THE TASK:
All lines in the records below from the line with "Convert this chart to Apache ECharts code." through the line with "var yTicks = [0, 5, 10, 15, 20, 25, 30, 35];" are to be given again exactly, both ends included; the pictures are to be left out.

[Rows from a dataset of charts and code]
- - - - - - -
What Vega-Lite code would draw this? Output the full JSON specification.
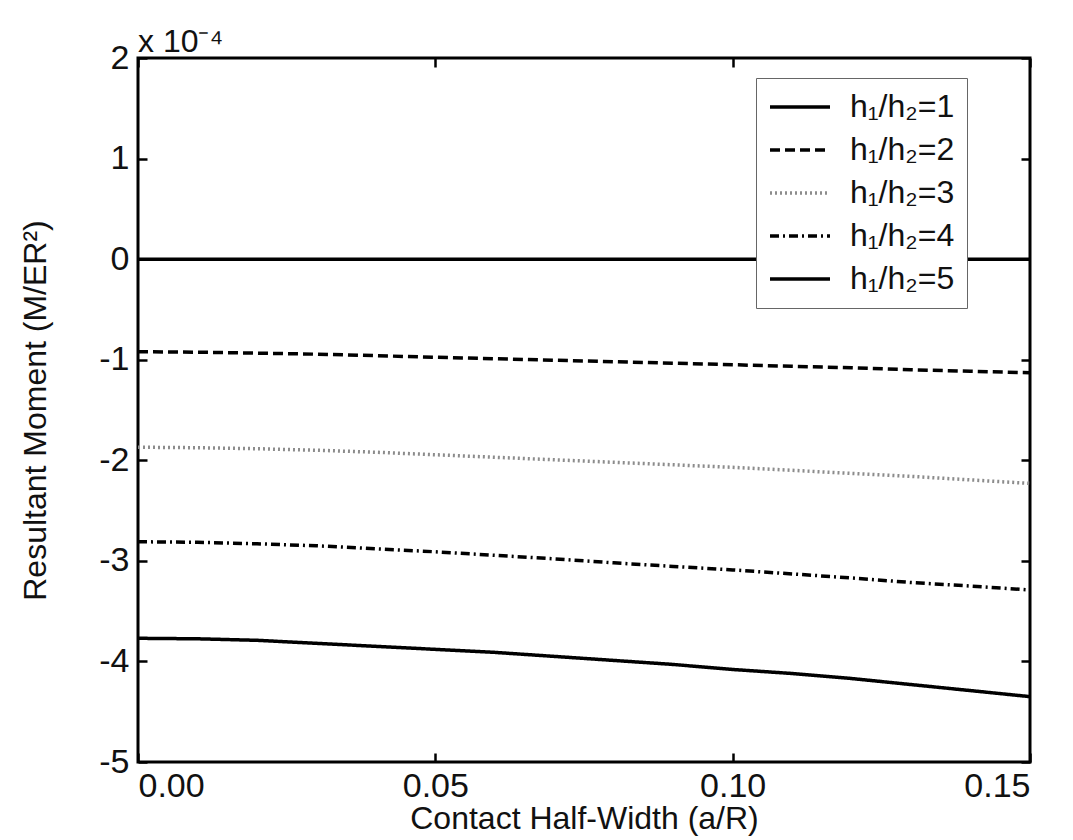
{
  "$schema": "https://vega.github.io/schema/vega-lite/v6.json",
  "autosize": {"type": "none"},
  "width": 892,
  "height": 704,
  "padding": {"left": 138, "top": 58, "right": 43, "bottom": 78},
  "background": "white",
  "title": {
    "text": "x 10⁻⁴",
    "anchor": "start",
    "frame": "group",
    "font": "Liberation Sans",
    "fontSize": 32,
    "fontWeight": "normal",
    "color": "#111",
    "offset": -18
  },
  "data": {
    "values": [
      {"a": 0.00, "moment": 0, "series": "h₁/h₂=1"},
      {"a": 0.01, "moment": 0, "series": "h₁/h₂=1"},
      {"a": 0.02, "moment": 0, "series": "h₁/h₂=1"},
      {"a": 0.03, "moment": 0, "series": "h₁/h₂=1"},
      {"a": 0.04, "moment": 0, "series": "h₁/h₂=1"},
      {"a": 0.05, "moment": 0, "series": "h₁/h₂=1"},
      {"a": 0.06, "moment": 0, "series": "h₁/h₂=1"},
      {"a": 0.07, "moment": 0, "series": "h₁/h₂=1"},
      {"a": 0.08, "moment": 0, "series": "h₁/h₂=1"},
      {"a": 0.09, "moment": 0, "series": "h₁/h₂=1"},
      {"a": 0.10, "moment": 0, "series": "h₁/h₂=1"},
      {"a": 0.11, "moment": 0, "series": "h₁/h₂=1"},
      {"a": 0.12, "moment": 0, "series": "h₁/h₂=1"},
      {"a": 0.13, "moment": 0, "series": "h₁/h₂=1"},
      {"a": 0.14, "moment": 0, "series": "h₁/h₂=1"},
      {"a": 0.15, "moment": 0, "series": "h₁/h₂=1"},
      {"a": 0.00, "moment": -0.92, "series": "h₁/h₂=2"},
      {"a": 0.01, "moment": -0.925, "series": "h₁/h₂=2"},
      {"a": 0.02, "moment": -0.935, "series": "h₁/h₂=2"},
      {"a": 0.03, "moment": -0.945, "series": "h₁/h₂=2"},
      {"a": 0.04, "moment": -0.96, "series": "h₁/h₂=2"},
      {"a": 0.05, "moment": -0.975, "series": "h₁/h₂=2"},
      {"a": 0.06, "moment": -0.99, "series": "h₁/h₂=2"},
      {"a": 0.07, "moment": -1.005, "series": "h₁/h₂=2"},
      {"a": 0.08, "moment": -1.02, "series": "h₁/h₂=2"},
      {"a": 0.09, "moment": -1.035, "series": "h₁/h₂=2"},
      {"a": 0.10, "moment": -1.05, "series": "h₁/h₂=2"},
      {"a": 0.11, "moment": -1.065, "series": "h₁/h₂=2"},
      {"a": 0.12, "moment": -1.08, "series": "h₁/h₂=2"},
      {"a": 0.13, "moment": -1.1, "series": "h₁/h₂=2"},
      {"a": 0.14, "moment": -1.115, "series": "h₁/h₂=2"},
      {"a": 0.15, "moment": -1.13, "series": "h₁/h₂=2"},
      {"a": 0.00, "moment": -1.87, "series": "h₁/h₂=3"},
      {"a": 0.01, "moment": -1.875, "series": "h₁/h₂=3"},
      {"a": 0.02, "moment": -1.885, "series": "h₁/h₂=3"},
      {"a": 0.03, "moment": -1.9, "series": "h₁/h₂=3"},
      {"a": 0.04, "moment": -1.92, "series": "h₁/h₂=3"},
      {"a": 0.05, "moment": -1.945, "series": "h₁/h₂=3"},
      {"a": 0.06, "moment": -1.97, "series": "h₁/h₂=3"},
      {"a": 0.07, "moment": -1.995, "series": "h₁/h₂=3"},
      {"a": 0.08, "moment": -2.02, "series": "h₁/h₂=3"},
      {"a": 0.09, "moment": -2.045, "series": "h₁/h₂=3"},
      {"a": 0.10, "moment": -2.07, "series": "h₁/h₂=3"},
      {"a": 0.11, "moment": -2.1, "series": "h₁/h₂=3"},
      {"a": 0.12, "moment": -2.13, "series": "h₁/h₂=3"},
      {"a": 0.13, "moment": -2.16, "series": "h₁/h₂=3"},
      {"a": 0.14, "moment": -2.195, "series": "h₁/h₂=3"},
      {"a": 0.15, "moment": -2.23, "series": "h₁/h₂=3"},
      {"a": 0.00, "moment": -2.81, "series": "h₁/h₂=4"},
      {"a": 0.01, "moment": -2.815, "series": "h₁/h₂=4"},
      {"a": 0.02, "moment": -2.83, "series": "h₁/h₂=4"},
      {"a": 0.03, "moment": -2.85, "series": "h₁/h₂=4"},
      {"a": 0.04, "moment": -2.88, "series": "h₁/h₂=4"},
      {"a": 0.05, "moment": -2.91, "series": "h₁/h₂=4"},
      {"a": 0.06, "moment": -2.945, "series": "h₁/h₂=4"},
      {"a": 0.07, "moment": -2.98, "series": "h₁/h₂=4"},
      {"a": 0.08, "moment": -3.02, "series": "h₁/h₂=4"},
      {"a": 0.09, "moment": -3.055, "series": "h₁/h₂=4"},
      {"a": 0.10, "moment": -3.09, "series": "h₁/h₂=4"},
      {"a": 0.11, "moment": -3.13, "series": "h₁/h₂=4"},
      {"a": 0.12, "moment": -3.17, "series": "h₁/h₂=4"},
      {"a": 0.13, "moment": -3.215, "series": "h₁/h₂=4"},
      {"a": 0.14, "moment": -3.25, "series": "h₁/h₂=4"},
      {"a": 0.15, "moment": -3.29, "series": "h₁/h₂=4"},
      {"a": 0.00, "moment": -3.77, "series": "h₁/h₂=5"},
      {"a": 0.01, "moment": -3.775, "series": "h₁/h₂=5"},
      {"a": 0.02, "moment": -3.79, "series": "h₁/h₂=5"},
      {"a": 0.03, "moment": -3.82, "series": "h₁/h₂=5"},
      {"a": 0.04, "moment": -3.85, "series": "h₁/h₂=5"},
      {"a": 0.05, "moment": -3.88, "series": "h₁/h₂=5"},
      {"a": 0.06, "moment": -3.91, "series": "h₁/h₂=5"},
      {"a": 0.07, "moment": -3.95, "series": "h₁/h₂=5"},
      {"a": 0.08, "moment": -3.99, "series": "h₁/h₂=5"},
      {"a": 0.09, "moment": -4.03, "series": "h₁/h₂=5"},
      {"a": 0.10, "moment": -4.08, "series": "h₁/h₂=5"},
      {"a": 0.11, "moment": -4.12, "series": "h₁/h₂=5"},
      {"a": 0.12, "moment": -4.17, "series": "h₁/h₂=5"},
      {"a": 0.13, "moment": -4.23, "series": "h₁/h₂=5"},
      {"a": 0.14, "moment": -4.29, "series": "h₁/h₂=5"},
      {"a": 0.15, "moment": -4.35, "series": "h₁/h₂=5"}
    ]
  },
  "layer": [
    {
      "mark": {"type": "line", "strokeWidth": 3.5, "clip": true},
      "encoding": {
        "x": {
          "field": "a",
          "type": "quantitative",
          "scale": {"domain": [0, 0.15], "nice": false, "zero": false},
          "axis": {
            "orient": "bottom",
            "title": "Contact Half-Width (a/R)",
            "values": [0, 0.05, 0.1, 0.15],
            "format": ".2f",
            "labelPadding": 16,
            "titlePadding": 0
          }
        },
        "y": {
          "field": "moment",
          "type": "quantitative",
          "scale": {"domain": [-5, 2], "nice": false, "zero": false},
          "axis": {
            "orient": "left",
            "title": "Resultant Moment (M/ER²)",
            "values": [-5, -4, -3, -2, -1, 0, 1, 2],
            "labelExpr": "'' + datum.value",
            "labelPadding": 18,
            "titlePadding": 46
          }
        },
        "color": {
          "field": "series",
          "type": "nominal",
          "scale": {"range": ["#000000", "#000000", "#8c8c8c", "#000000", "#000000"]},
          "legend": {"title": null}
        },
        "strokeDash": {
          "field": "series",
          "type": "nominal",
          "scale": {"range": [[1, 0], [10, 5], [2, 3], [9, 4, 2, 4], [1, 0]]},
          "legend": {"title": null}
        }
      }
    },
    {
      "mark": {"type": "line", "opacity": 0},
      "encoding": {
        "x": {
          "field": "a",
          "type": "quantitative",
          "axis": {"orient": "top", "title": null, "labels": false, "values": [0, 0.05, 0.1, 0.15]}
        },
        "y": {
          "field": "moment",
          "type": "quantitative",
          "axis": {"orient": "right", "title": null, "labels": false, "values": [-5, -4, -3, -2, -1, 0, 1, 2]}
        },
        "detail": {"field": "series"}
      }
    }
  ],
  "resolve": {"axis": {"x": "independent", "y": "independent"}},
  "config": {
    "font": "Liberation Sans",
    "view": {"stroke": "#000000", "strokeWidth": 3},
    "axis": {
      "domain": false,
      "grid": false,
      "ticks": true,
      "tickSize": -9,
      "tickWidth": 2.5,
      "tickColor": "#000000",
      "labelFont": "Liberation Sans",
      "labelFontSize": 34,
      "labelColor": "#111111",
      "titleFont": "Liberation Sans",
      "titleFontSize": 32,
      "titleFontWeight": "normal",
      "titleColor": "#111111"
    },
    "legend": {
      "orient": "none",
      "legendX": 618,
      "legendY": 20,
      "fillColor": "#ffffff",
      "strokeColor": "#666666",
      "padding": 12,
      "symbolType": "stroke",
      "symbolSize": 3600,
      "symbolStrokeWidth": 3.5,
      "clipHeight": 34,
      "rowPadding": 9,
      "labelFont": "Liberation Sans",
      "labelFontSize": 32,
      "labelColor": "#111111",
      "labelOffset": 18,
      "labelLimit": 400
    }
  }
}
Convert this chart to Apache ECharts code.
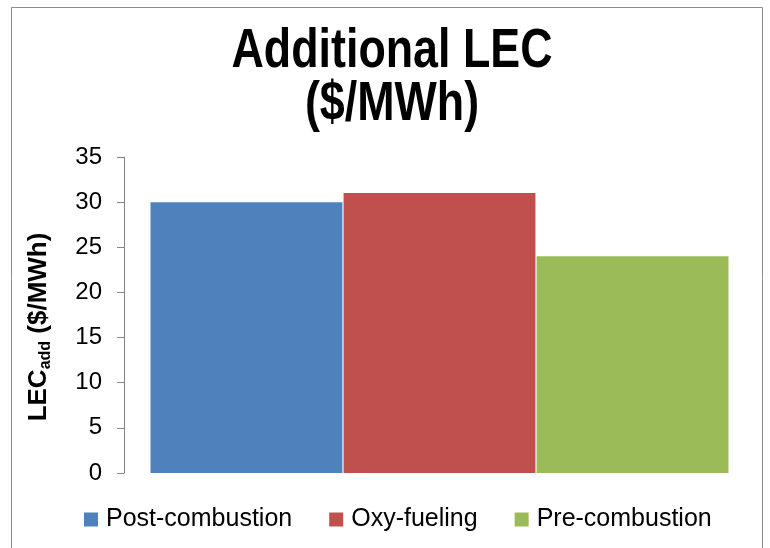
<!DOCTYPE html>
<html>
<head>
<meta charset="utf-8">
<script src="https://cdn.jsdelivr.net/npm/echarts@6/dist/echarts.min.js"></script>
<style>html,body{margin:0;padding:0;background:#fff}#c{width:770px;height:548px}</style>
</head>
<body>
<div id="c"></div>
<script>
var titleText = 'Additional LEC\n($/MWh)';
var categories = ['LEC'];
var seriesNames = ['Post-combustion', 'Oxy-fueling', 'Pre-combustion'];
var postCombustion = [30];
var oxyFueling = [31];
var preCombustion = [24];
var seriesColors = ['#4F81BD', '#C0504D', '#9BBB59'];
var yTicks = [0, 5, 10, 15, 20, 25, 30, 35];

var values = [postCombustion, oxyFueling, preCombustion];
var chart = echarts.init(document.getElementById('c'));
var font = 'Liberation Sans, Arial, sans-serif';
var option = {
  animation: false,
  backgroundColor: '#fff',
  graphic: [{
    type: 'rect', shape: { x: 11.5, y: 7.5, width: 751, height: 560 },
    style: { fill: null, stroke: '#8c8c8c', lineWidth: 1 }, silent: true
  }, {
    type: 'text', x: 392, y: 25, scaleX: 0.8, silent: true,
    style: {
      text: titleText, fill: '#000',
      font: 'bold 56px "Liberation Sans", Arial, sans-serif',
      textAlign: 'center', textVerticalAlign: 'top', lineHeight: 53
    }
  }],
  legend: {
    bottom: 11, left: 79,
    itemWidth: 14, itemHeight: 14, itemGap: 37,
    icon: 'rect',
    textStyle: { fontFamily: font, fontSize: 25, color: '#000', padding: [0,0,0,3] },
    data: seriesNames
  },
  grid: { left: 124, right: 15, top: 157, bottom: 75 },
  xAxis: {
    type: 'category', data: categories,
    axisLine: { show: false }, axisTick: { show: false }, axisLabel: { show: false }
  },
  yAxis: {
    type: 'value', min: yTicks[0], max: yTicks[yTicks.length - 1], interval: 5,
    axisLine: { show: true, lineStyle: { color: '#868686', width: 1 } },
    axisTick: { show: true, length: 7, lineStyle: { color: '#868686' } },
    axisLabel: { fontFamily: font, fontSize: 24, color: '#000', margin: 22 },
    splitLine: { show: false },
    name: '{m|LEC}{s|add}{m| ($/MWh)}',
    nameLocation: 'middle', nameGap: 70, nameRotate: 90,
    nameTextStyle: {
      padding: [0, 24, 0, 0],
      rich: {
        m: { fontFamily: font, fontWeight: 'bold', fontSize: 26, color: '#000', lineHeight: 30, verticalAlign: 'middle' },
        s: { fontFamily: font, fontWeight: 'bold', fontSize: 16, color: '#000', lineHeight: 30, verticalAlign: 'bottom' }
      }
    }
  },
  series: seriesNames.map(function (n, i) {
    return {
      name: n, type: 'bar', data: values[i],
      itemStyle: { color: seriesColors[i] },
      barGap: '0.6%', barCategoryGap: '8.4%'
    };
  })
};
chart.setOption(option);
</script>
</body>
</html>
- - - - - - -
SOLUTION TO THE PROBLEM:
Convert this chart to Apache ECharts code.
<!DOCTYPE html>
<html>
<head>
<meta charset="utf-8">
<script src="https://cdn.jsdelivr.net/npm/echarts@6/dist/echarts.min.js"></script>
<style>html,body{margin:0;padding:0;background:#fff}#c{width:770px;height:548px}</style>
</head>
<body>
<div id="c"></div>
<script>
var titleText = 'Additional LEC\n($/MWh)';
var categories = ['LEC'];
var seriesNames = ['Post-combustion', 'Oxy-fueling', 'Pre-combustion'];
var postCombustion = [30];
var oxyFueling = [31];
var preCombustion = [24];
var seriesColors = ['#4F81BD', '#C0504D', '#9BBB59'];
var yTicks = [0, 5, 10, 15, 20, 25, 30, 35];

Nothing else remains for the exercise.